Von nun an beabsichtige ich, sie mit all meiner Liebe zu bewässern und diese Lehre Jesu fleißig in die Tat umzusetzen. Eine Lehre, die besonders notwendig ist angesichts der wachsenden Unempfindlichkeit gegenüber dem wirklich Schönen; angesichts der mangelnden Rücksichtnahme auf den Nächsten, auf die Natur und ihre Lebewesen; angesichts der abgenutzten Selbstachtung, wenn diese nicht in der Selbstentwicklung verankert ist.
Anders als ich dachte, brauchte ich weder so viel Erholung, noch lange Pausen oder ein unterstützendes Umfeld. Auch lange Spaziergänge zum Sonnenbaden oder radikale Ernährungsumstellungen waren nicht nötig. Als menschlicher Geist fehlte mir die intensive Erfahrung des gegenwärtigen Augenblicks.
Mit dieser umfassenden Erfahrung bleiben wir offener für Erlebnisse und Möglichkeiten, für Neues und Erkenntnisse.
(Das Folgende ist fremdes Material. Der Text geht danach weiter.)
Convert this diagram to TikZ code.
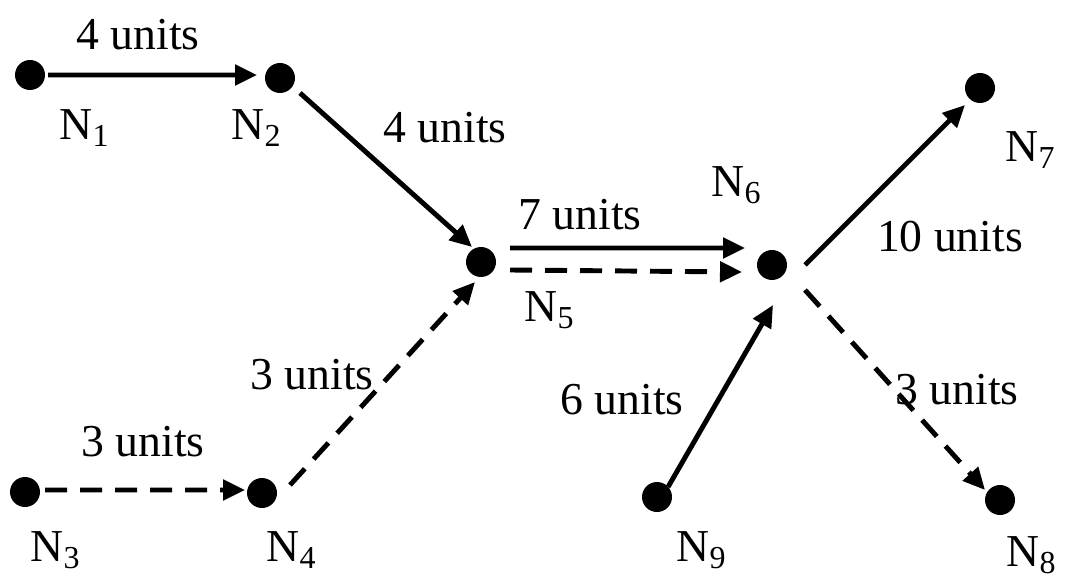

Wir schätzen das Privileg, hier auf dieser Erde zu sein und jeden Tag zu einem Meilenstein in unserem Leben zu machen. Wir blicken über den Schein und die Äußerlichkeiten hinaus und nehmen die Wunder wahr, die uns umgeben, die Schönheit in den Herzen anderer und den Reichtum von Beziehungen.
So zu leben bedeutet, das Gute in uns auf die reinste Art und Weise zum Vorschein zu bringen. Es bedeutet, die Wahrheit zu suchen und in der wunderbaren Schöpfung wohltätig und schützend zu handeln. Es bedeutet zu verstehen, daß das, was aus dem Geist kommt, flexibel und beweglich ist, und zu versuchen, diese Manifestationen nicht in allzu starre Konzepte zu pressen, die der Erfüllung im Wege stehen.
Diese häufigen Gaben von „Vitamin V“ stehen für die ständige Suche nach neuer Verbundenheit oder deren Erhalt, bis wir endlich geheilt sind. Vielleicht können wir dann das Leben aus einer neuen Perspektive sehen, viel umfassender, lebendiger und schwingender. Vor diesem weiten, sich ständig verändernden Horizont wird kein Platz für Egoismus und Eitelkeit sein, denn Dankbarkeit für das Geschenk des Lebens, des Friedens und des Glücks wird alles andere überwinden und jede Geste, jedes Wort, jeden Gedanken und jede Intuition zu einem Ausdruck der Liebe machen.